After having two boys, I was thrilled to have a girl. Throughout my pregnancy, people reminded me to read Surah Yusuf lest I have an ugly child. Not to argue its merit, but I had always found this advice to be off-putting. It would be accompanied by an encouraging smile, which made me feel like my husband and I were ogres and that between the two of us only Surah Yusuf could save our poor child.
I have a confession, I rarely read Surah Yusuf while pregnant. Beauty was never a huge priority for me. I was more concerned with making dua’a for my children to make it to Janna by being positive change makers. I made dua’a for their happiness and for their health. So, it came as a shock to me that I was terrified to first see my daughter. There it was in my head and I couldn’t shake it…
‘What if people think my daughter isn’t pretty? Man, I should have read Surah Yusuf’
But what does ugly mean? When I was young I asked someone close to me whether I was beautiful and she told me that my features were pretty. As I grew older, I began to recognize the nuances of that answer for a South Asian girl – having beautiful ‘features’ meant that I was almost pretty. I later understood, as people became direct with their comments, that I was a shade of brown too dark to officially be pretty. And now, with my little girl, I am hearing similar comments and they all revolve around equating beauty to the color of her skin.
It’s called shadeism: discrimination based on skin tone within the same race. Big business is capitalizing on it. According to AC Nielson, sales for skin-whitening cosmetic products in India were $432 million dollars in 2009. Recognizable companies such as Unilever and L’Oréal sell these products. Clearly a lot of people want to be the ‘fairest of them all’.

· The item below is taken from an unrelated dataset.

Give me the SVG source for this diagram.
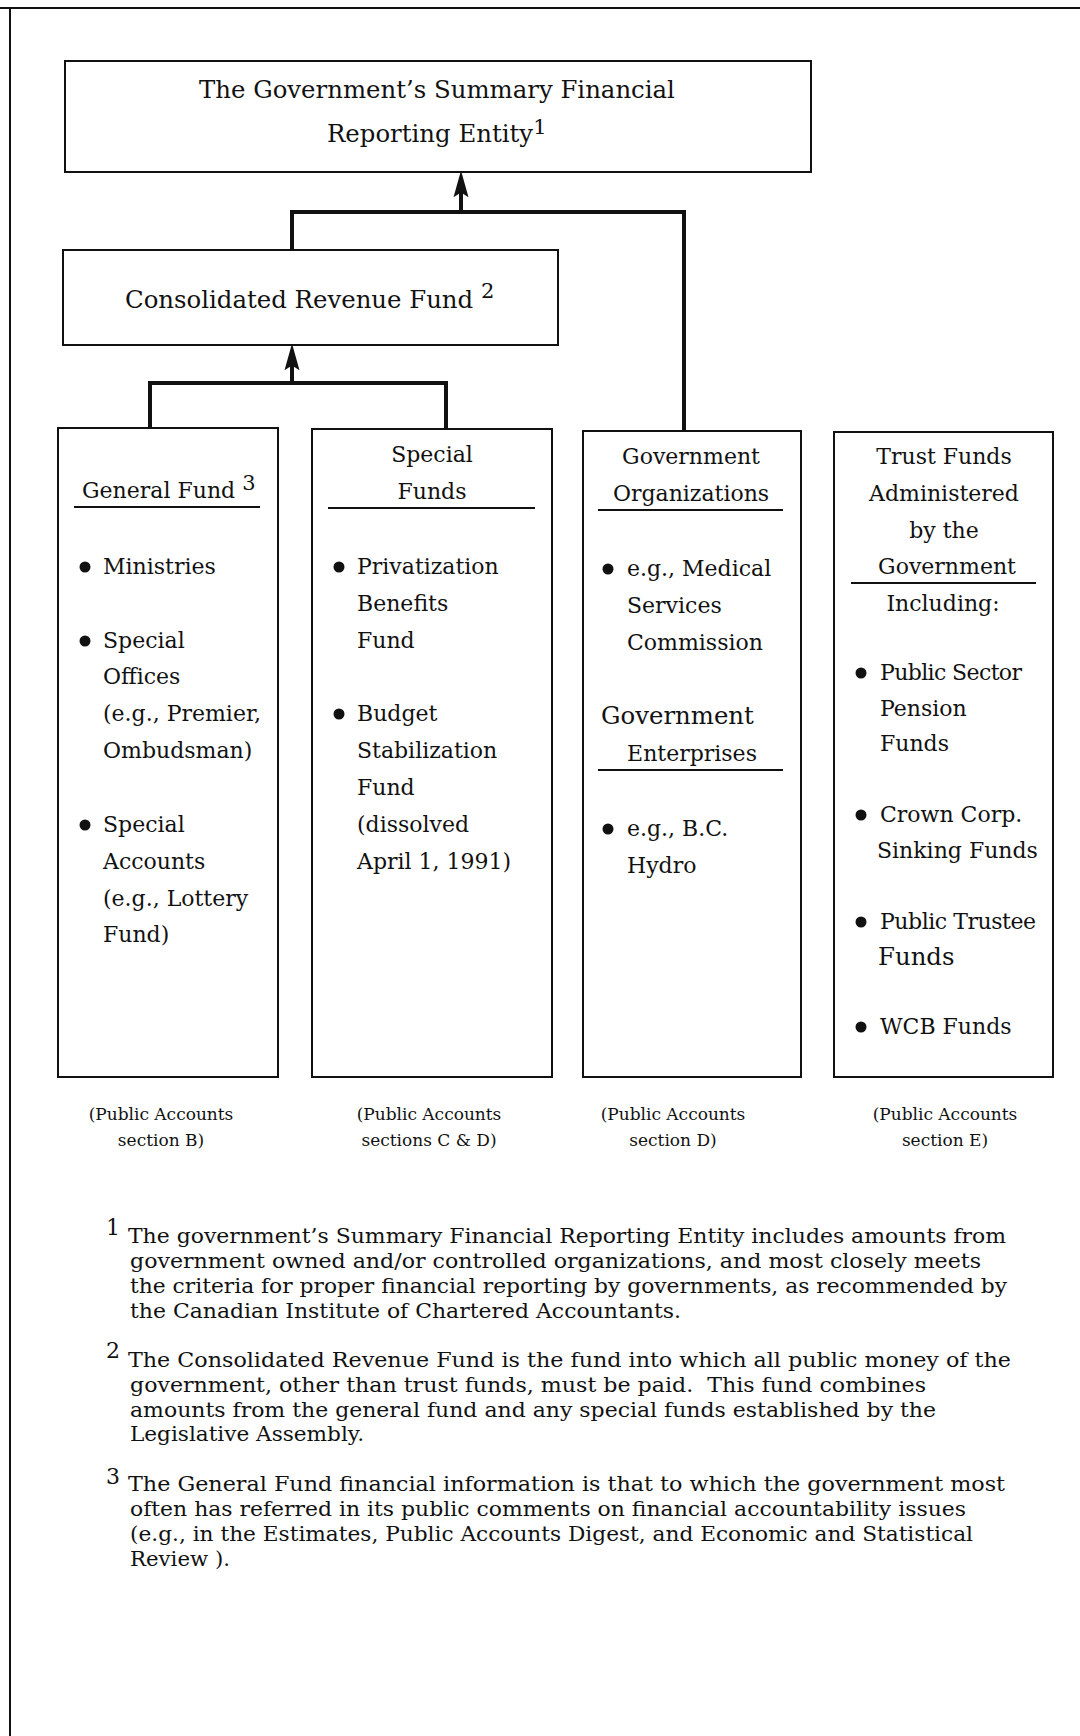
<svg xmlns="http://www.w3.org/2000/svg" width="1080" height="1736" viewBox="0 0 1080 1736">
<defs>
<style>
text{font-family:"DejaVu Serif","Liberation Serif",serif;fill:#111}
.t24{font-size:24.4px}
.t22{font-size:22px}
.lab{font-size:17px}
.fn{font-size:21px}
.sup{font-size:21px}
.fsup{font-size:22px}
.box{fill:#fff;stroke:#111;stroke-width:2}
.ul{stroke:#111;stroke-width:2}
.con{fill:none;stroke:#111;stroke-width:4}
.frame{stroke:#111;stroke-width:2}
.c{text-anchor:middle}
circle{fill:#111}
</style>
<marker id="arr" markerUnits="userSpaceOnUse" markerWidth="30" markerHeight="20" viewBox="-16 -8 26 16" refX="0" refY="0" orient="auto">
<path d="M9,0 L-14,-6.5 L-10,0 L-14,6.5 Z" fill="#111"/>
</marker>
</defs>
<rect x="0" y="0" width="1080" height="1736" fill="#fff"/>
<g id="frame">
<line class="frame" x1="0" y1="8" x2="1080" y2="8"/>
<line class="frame" x1="10" y1="8" x2="10" y2="1736"/>
</g>
<g id="connectors">
<polyline class="con" points="292,250 292,212 684,212 684,431"/>
<line class="con" x1="461" y1="212" x2="461" y2="181" marker-end="url(#arr)"/>
<polyline class="con" points="150,428 150,383 446,383 446,429"/>
<line class="con" x1="292" y1="383" x2="292" y2="354" marker-end="url(#arr)"/>
</g>
<g id="summary-entity">
<rect class="box" x="65" y="61" width="746" height="111"/>
<text class="t24" x="199" y="98">The Government’s Summary Financial</text>
<text class="t24" x="327" y="142">Reporting Entity<tspan class="sup" dy="-8">1</tspan></text>
</g>
<g id="crf">
<rect class="box" x="63" y="250" width="495" height="95"/>
<text class="t24" x="125" y="308">Consolidated Revenue Fund <tspan class="sup" dy="-10">2</tspan></text>
</g>
<g id="general-fund">
<rect class="box" x="58" y="428" width="220" height="649"/>
<text class="t22" x="82" y="498">General Fund <tspan class="sup" font-size="20" dy="-8">3</tspan></text>
<line class="ul" x1="74" y1="507" x2="260" y2="507"/>
<circle cx="85" cy="567" r="5.5"/>
<text class="t22" x="103" y="574">Ministries</text>
<circle cx="85" cy="641" r="5.5"/>
<text class="t22" x="103" y="648">Special</text>
<text class="t22" x="103" y="684">Offices</text>
<text class="t22" x="103" y="721">(e.g., Premier,</text>
<text class="t22" x="103" y="758">Ombudsman)</text>
<circle cx="85" cy="825" r="5.5"/>
<text class="t22" x="103" y="832">Special</text>
<text class="t22" x="103" y="869">Accounts</text>
<text class="t22" x="103" y="906">(e.g., Lottery</text>
<text class="t22" x="103" y="942">Fund)</text>
</g>
<g id="special-funds">
<rect class="box" x="312" y="429" width="240" height="648"/>
<text class="t22 c" x="432" y="462">Special</text>
<text class="t22 c" x="432" y="499">Funds</text>
<line class="ul" x1="328" y1="508" x2="535" y2="508"/>
<circle cx="339" cy="567" r="5.5"/>
<text class="t22" x="357" y="574">Privatization</text>
<text class="t22" x="357" y="611">Benefits</text>
<text class="t22" x="357" y="648">Fund</text>
<circle cx="339" cy="714" r="5.5"/>
<text class="t22" x="357" y="721">Budget</text>
<text class="t22" x="357" y="758">Stabilization</text>
<text class="t22" x="357" y="795">Fund</text>
<text class="t22" x="357" y="832">(dissolved</text>
<text class="t22" x="357" y="869">April 1, 1991)</text>
</g>
<g id="government-organizations">
<rect class="box" x="583" y="431" width="218" height="646"/>
<text class="t22 c" x="691" y="464">Government</text>
<text class="t22 c" x="691" y="501">Organizations</text>
<line class="ul" x1="598" y1="510" x2="783" y2="510"/>
<circle cx="608" cy="569" r="5.5"/>
<text class="t22" x="627" y="576">e.g., Medical</text>
<text class="t22" x="627" y="613">Services</text>
<text class="t22" x="627" y="650">Commission</text>
<text class="t24" x="601" y="724">Government</text>
<text class="t22 c" x="692" y="761">Enterprises</text>
<line class="ul" x1="598" y1="770" x2="783" y2="770"/>
<circle cx="608" cy="829" r="5.5"/>
<text class="t22" x="627" y="836">e.g., B.C.</text>
<text class="t22" x="627" y="873">Hydro</text>
</g>
<g id="trust-funds">
<rect class="box" x="834" y="432" width="219" height="645"/>
<text class="t22 c" x="944" y="464">Trust Funds</text>
<text class="t22 c" x="944" y="501">Administered</text>
<text class="t22 c" x="944" y="538">by the</text>
<text class="t22 c" x="947" y="574">Government</text>
<line class="ul" x1="851" y1="583" x2="1036" y2="583"/>
<text class="t22 c" x="943" y="611">Including:</text>
<circle cx="861" cy="673" r="5.5"/>
<text class="t22" x="880" y="680" textLength="142">Public Sector</text>
<text class="t22" x="880" y="716">Pension</text>
<text class="t22" x="880" y="751">Funds</text>
<circle cx="861" cy="815" r="5.5"/>
<text class="t22" x="880" y="822">Crown Corp.</text>
<text class="t22" x="877" y="858">Sinking Funds</text>
<circle cx="861" cy="922" r="5.5"/>
<text class="t22" x="880" y="929" textLength="156">Public Trustee</text>
<text class="t24" x="878" y="965">Funds</text>
<circle cx="861" cy="1027" r="5.5"/>
<text class="t22" x="880" y="1034">WCB Funds</text>
</g>
<g id="section-labels">
<text class="lab c" x="161" y="1120">(Public Accounts</text>
<text class="lab c" x="161" y="1146">section B)</text>
<text class="lab c" x="429" y="1120">(Public Accounts</text>
<text class="lab c" x="429" y="1146">sections C &amp; D)</text>
<text class="lab c" x="673" y="1120">(Public Accounts</text>
<text class="lab c" x="673" y="1146">section D)</text>
<text class="lab c" x="945" y="1120">(Public Accounts</text>
<text class="lab c" x="945" y="1146">section E)</text>
</g>
<g id="footnotes">
<text class="fsup" x="106" y="1235">1</text>
<text class="fn" x="128" y="1243" textLength="878" lengthAdjust="spacingAndGlyphs">The government’s Summary Financial Reporting Entity includes amounts from</text>
<text class="fn" x="130" y="1268" textLength="851" lengthAdjust="spacingAndGlyphs">government owned and/or controlled organizations, and most closely meets</text>
<text class="fn" x="130" y="1293" textLength="877" lengthAdjust="spacingAndGlyphs">the criteria for proper financial reporting by governments, as recommended by</text>
<text class="fn" x="130" y="1318" textLength="551" lengthAdjust="spacingAndGlyphs">the Canadian Institute of Chartered Accountants.</text>
<text class="fsup" x="106" y="1358">2</text>
<text class="fn" x="128" y="1367" textLength="883" lengthAdjust="spacingAndGlyphs">The Consolidated Revenue Fund is the fund into which all public money of the</text>
<text class="fn" x="130" y="1392" textLength="796" lengthAdjust="spacingAndGlyphs">government, other than trust funds, must be paid.&#160; This fund combines</text>
<text class="fn" x="130" y="1417" textLength="806" lengthAdjust="spacingAndGlyphs">amounts from the general fund and any special funds established by the</text>
<text class="fn" x="130" y="1441" textLength="234" lengthAdjust="spacingAndGlyphs">Legislative Assembly.</text>
<text class="fsup" x="106" y="1484">3</text>
<text class="fn" x="128" y="1491" textLength="877" lengthAdjust="spacingAndGlyphs">The General Fund financial information is that to which the government most</text>
<text class="fn" x="130" y="1516" textLength="836" lengthAdjust="spacingAndGlyphs">often has referred in its public comments on financial accountability issues</text>
<text class="fn" x="130" y="1541" textLength="843" lengthAdjust="spacingAndGlyphs">(e.g., in the Estimates, Public Accounts Digest, and Economic and Statistical</text>
<text class="fn" x="130" y="1566" textLength="100" lengthAdjust="spacingAndGlyphs">Review ).</text>
</g>
</svg>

Being more fair will not make our kids more intelligent, respectful, honest, pious, and kind: the traits that matter in the grand scheme of things. Those are the things that matter in front of Allah (swt). I appreciate the advice regarding Surah Yusuf, but what I really want is a Surah I can read, or better yet, those people can read, to change the widespread perception of beauty.
Although I would love to start challenging people who make comments about my baby, it’s not always easy, especially when some of these comments come from people I love, respect or am worried about offending. What I can control is ensuring that I don’t perpetuate this mentality.
This experience has helped me check myself. I now recognize that I have my own color biases deep down and they rear their ugly head when I am the most vulnerable. I must challenge my internal narrative about color, particularly when I find myself caring about other people’s perceptions of my daughter’s beauty.
No doubt Allah is Al-Musawwir, ‘the form-giver’. The Quran addresses the beauty of each human being with the verse, “He formed you and made your forms beautiful” (40:64) and Allah tells us that He formed people “in the most beautiful stature” (95:4). In the eyes of Allah then, all his creations are beautiful. I hope to build my children’s self-esteem so that they can appreciate who they are as they are because Allah deems them beautiful. It would be foolish for us to think our notion of beautiful is better than His.